KS: Well at the risk of sounding sentimental, I think right now. The present. We’re a nation state of 39-40 million people, we have major achievements in our record, we’ve reached a certain maturity as a state. We’re a mosaic of many, many dynamic cultures. We’re a very ecumenical civilization, there’s about 80 languages spoken by the children in the Los Angeles school district. We’ve got major problems, too, but some of the major problems are behind us. For instance, if you had arrived in LA in the early 1960s, you would have said, “I can’t believe the smog! The smog is appalling!” But you don’t say that now. I mean every now and then, you’ll notice it but it’s not at a catastrophic level as it was in the past, so certain problems have been solved.
ER: Do you think Mayor Garcetti’s plan to pedestrianize certain streets around Los Angeles is a good, effective idea? He is hoping to make mini “Main Streets” around LA so that locals will stay local and even walk there instead of drive. Is it feasible?
KS: The paradox behind Mayor Garcetti's plan is that you would have to drive to these places so as to be able to walk there. This is already the situation at Universal City, Third Street Promenade, and The Grove. This is a good solution for Los Angeles. Drive some place so you can experience walking. As I say, it's a paradox.

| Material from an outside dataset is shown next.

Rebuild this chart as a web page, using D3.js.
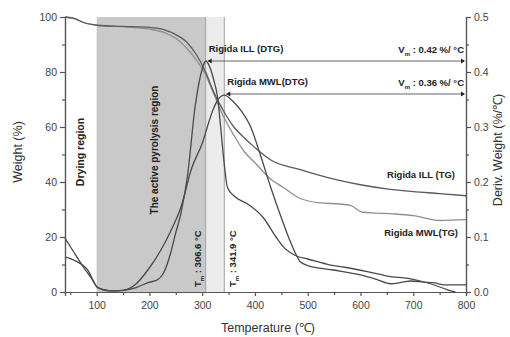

ER: I am still navigating all of these things that make Los Angeles really unique, certainly driving is a huge change for me. It’s just so totally different from London.
KS: Now take your vulnerability and make it an advantage. In other words, your vulnerability is that you’ve been in LA just for a few weeks, that could be a vulnerability but use it as an advantage. Here you are, you’ve experience two great world cities, New York and London, for periods of time in your life, you’re trying to define this next world city to yourself and you’ve this to consider: this is the city in which one-third of the air traffic over the US at any one time is either coming, going, controlled by or reporting into Los Angeles. This is a city that’s an American capital, the capital of the American Southwest, an Asia Pacific Capital. What’s going on here as you define this to yourself? It’s a city where every type of person, every culture on the planet is represented and it seems to be working. It’s a city that was invented yesterday, more or less, and you’re coming from a city that goes back to the Roman times. So you can have a notion of your defining yourself to this.